一方、ロレアルは世界的に化粧品市場を席巻しており、近年はファッションとのシナジー強化を模索。さらにエシロール・ルックスオティカは「レイバン(Ray-Ban)」などを展開する眼鏡の世界最大手で、アルマーニとも長年アイウエアで協業してきた実績を持つ。

アルマーニ社は1975年に設立され、プレタポルテから始まり、メンズ・ウィメンズウェア、アクセサリー、アイウエア、香水、ホテル事業に至るまで幅広く展開してきた。とりわけ80年代以降は「アンコンストラクテッド・ジャケット」に象徴される柔らかなスーツで一世を風靡し、ミラノ発のモードを世界に知らしめた。創業者の死を機に独立性を維持するのか、あるいは巨大資本の傘下に入るのか、その行方は世界中の関係者が注目している。

イタリアでは、「フェンディ(FENDI)」や「ブルガリ(BVLGARI)」、「ヴァレンティノ(VALENTINO)」といった名門ブランドが次々と外資に買収されてきた歴史がある。その中でアルマーニは長らく「最後の独立帝国」と呼ばれ、自らの美学と経営哲学を守り続けてきた。その強い意志を持つ人物が遺言で外部企業を名指ししたことは、業界に衝撃を与えている。

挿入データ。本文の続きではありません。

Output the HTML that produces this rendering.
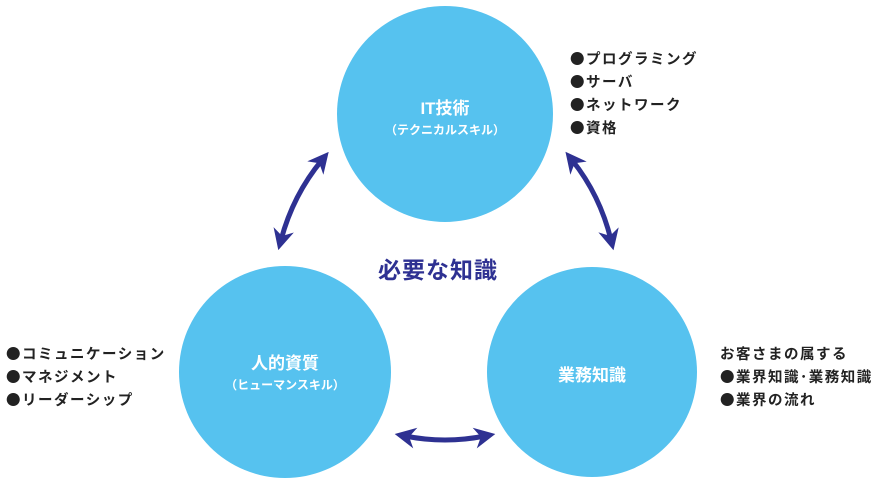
<!DOCTYPE html>
<html><head><meta charset="utf-8"><style>
body{margin:0;background:#fff;width:880px;height:490px;overflow:hidden;font-family:"Liberation Sans","Noto Sans CJK JP",sans-serif}
.t{position:absolute;font-family:"Noto Sans CJK JP",sans-serif;font-size:14.5px;letter-spacing:1.5px;font-weight:bold;color:#222;line-height:23px;white-space:nowrap}
.c{position:absolute;color:#fff;font-weight:bold;text-align:center;white-space:nowrap}
</style></head><body>
<svg width="880" height="490" style="position:absolute;left:0;top:0">
<defs><marker id="a" viewBox="0 0 10 10" refX="5" refY="5" markerWidth="4.2" markerHeight="4.2" orient="auto-start-reverse"><path d="M0,0L10,5L0,10L3,5Z" fill="#2e3192"/></marker></defs>
<circle cx="445" cy="114" r="108" fill="#56c2ef"/>
<circle cx="285" cy="372" r="106" fill="#56c2ef"/>
<circle cx="592" cy="372" r="105" fill="#56c2ef"/>
<g stroke="#2e3192" stroke-width="5" fill="none">
<path d="M322,160 Q293,195 281,240" marker-start="url(#a)" marker-end="url(#a)"/>
<path d="M572,160 Q600,195 611,240" marker-start="url(#a)" marker-end="url(#a)"/>
<path d="M405,436 Q445,444 485,436" marker-start="url(#a)" marker-end="url(#a)"/>
</g>
</svg>
<div class="c" style="left:345px;top:94px;width:200px;font-size:17px">IT技術</div>
<div class="c" style="left:345px;top:121px;width:200px;font-size:12px">（テクニカルスキル）</div>
<div class="c" style="left:185px;top:349px;width:200px;font-size:17px">人的資質</div>
<div class="c" style="left:185px;top:376px;width:200px;font-size:12px">（ヒューマンスキル）</div>
<div class="c" style="left:492px;top:361px;width:200px;font-size:17px">業務知識</div>
<div class="t" style="left:378px;top:252px;font-size:23px;letter-spacing:1px;color:#2e3192;line-height:32px">必要な知識</div>
<div class="t" style="left:570px;top:47px">●プログラミング<br>●サーバ<br>●ネットワーク<br>●資格</div>
<div class="t" style="left:6px;top:342px">●コミュニケーション<br>●マネジメント<br>●リーダーシップ</div>
<div class="t" style="left:720px;top:342px">お客さまの属する<br>●業界知識･業務知識<br>●業界の流れ</div>
</body></html>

今後の株式売却プロセスや経営承継の詳細は明らかになっていないが、LVMHをはじめとする候補企業がどう動くのか、またイタリア政府や業界関係者が「国民的ブランド」を守るために関与するのかも焦点となる。アルマーニの死は単なる一人の巨匠の終焉ではなく、イタリア・ラグジュアリー産業全体の将来を左右しかねない節目となりそうだ。